La conclusion est qu’il faut, dans son intérêt même, ne pas laisser plus longtemps « un ministre du roi en spectacle aux yeux de la cour, de la ville et des étrangers, dans un poste qu’il avilit par son peu de capacité, par ses travaux et par les ridicules qu’il s’est donnés… Le feu roi (dit le mémoire en terminant, et à défaut de signature, cet appel à un souvenir de Louis XIV en tiendrait lieu), regardait cette place avec raison comme la première du ministère et comme celle qui exigeait le plus de connaissances et de supériorité de génie : et je me suis persuadé qu’on ne peut mieux parler à Votre Majesté qu’en empruntant les expressions de son illustre bisaïeul[1]. »

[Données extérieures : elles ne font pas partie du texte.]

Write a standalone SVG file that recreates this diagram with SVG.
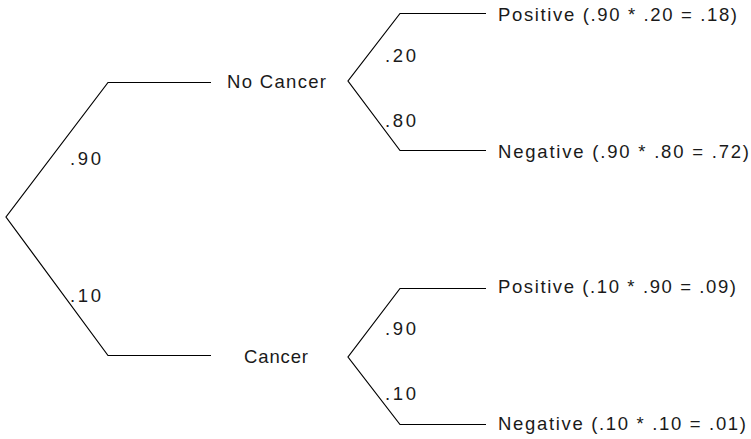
<svg xmlns="http://www.w3.org/2000/svg" width="751" height="439" viewBox="0 0 751 439">
<style>
.e{fill:none;stroke:#000;stroke-width:1.2}
.t{font-family:"Liberation Sans",Arial,sans-serif;font-size:18.5px;fill:#1a1a1a}
</style>
<rect width="751" height="439" fill="#fff"/>
<g id="connectors">
<polyline class="e" points="211,82.5 108,82.5 6,217 108,355.5 211,355.5"/>
<polyline class="e" points="486,13.5 400,13.5 348,81 400,150.5 486,150.5"/>
<polyline class="e" points="486,288.5 400,288.5 348,357 400,424.5 486,424.5"/>
</g>
<g id="edge-labels">
<text class="t" x="70" y="165" textLength="31" lengthAdjust="spacing">.90</text>
<text class="t" x="70" y="302" textLength="31" lengthAdjust="spacing">.10</text>
<text class="t" x="385" y="62" textLength="31" lengthAdjust="spacing">.20</text>
<text class="t" x="385" y="127" textLength="31" lengthAdjust="spacing">.80</text>
<text class="t" x="385" y="335" textLength="31" lengthAdjust="spacing">.90</text>
<text class="t" x="385" y="400" textLength="31" lengthAdjust="spacing">.10</text>
</g>
<g id="no-cancer"><text class="t" x="227" y="88" textLength="99" lengthAdjust="spacing">No Cancer</text></g>
<g id="cancer"><text class="t" x="244" y="363" textLength="64" lengthAdjust="spacing">Cancer</text></g>
<g id="nc-positive"><text class="t" x="498" y="21" textLength="239" lengthAdjust="spacing">Positive (.90 * .20 = .18)</text></g>
<g id="nc-negative"><text class="t" x="498" y="158" textLength="251" lengthAdjust="spacing">Negative (.90 * .80 = .72)</text></g>
<g id="c-positive"><text class="t" x="498" y="293" textLength="238" lengthAdjust="spacing">Positive (.10 * .90 = .09)</text></g>
<g id="c-negative"><text class="t" x="498" y="430" textLength="248" lengthAdjust="spacing">Negative (.10 * .10 = .01)</text></g>
</svg>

Contre tant d’efforts réunis et tant de haines accumulées, quelle protection efficace le ministre, ainsi pris de toute part à partie, aurait-il pu encore invoquer ? Une seule peut-être : celle du roi de Prusse, qui la lui devait assurément, sinon par amitié ou par reconnaissance, au moins par intérêt et pour ne pas laisser sortir du conseil de Louis. XV le seul des anciens partisans de l’alliance prussienne qui n’en fût pas dégoûté. Aussi lorsque, tout à fait à la dernière heure, d’Argenson prit enfin l’alarme et vit ce qui se tramait autour de lui, ce fut de ce côté qu’instinctivement il se décida à chercher un appui. Une occasion se présentait naturellement pour Frédéric de lui tendre une main secourable, et ce n’eût été que la récompense d’un nouveau service qui lui était rendu. Un traité d’alliance défensive était négocié et presque conclu entre la Prusse et la Suède pour préserver l’une et l’autre de ces deux puissances contre le voisinage dangereux de la Russie. Le ministre de France à Stockholm avait activement travaillé à amener ce résultat, auquel Frédéric (inquiet comme il l’était toujours de la sécurité de sa frontière septentrionale) attachait beaucoup de prix. Pour vaincre la résistance de la diète suédoise, la France consentait non-seulement à renouveler, mais à accroître les subsides qu’elle donnait de longue date aux héritiers de Gustave-Adolphe. En échange de ce sacrifice d’argent, on ne réclamait qu’une seule chose, c’était que le traité,

  1. Mémoire présenté au roi par le maréchal de Noailles, le 15 décembre 1746. — Rousset, t. II, p. 252 et suiv.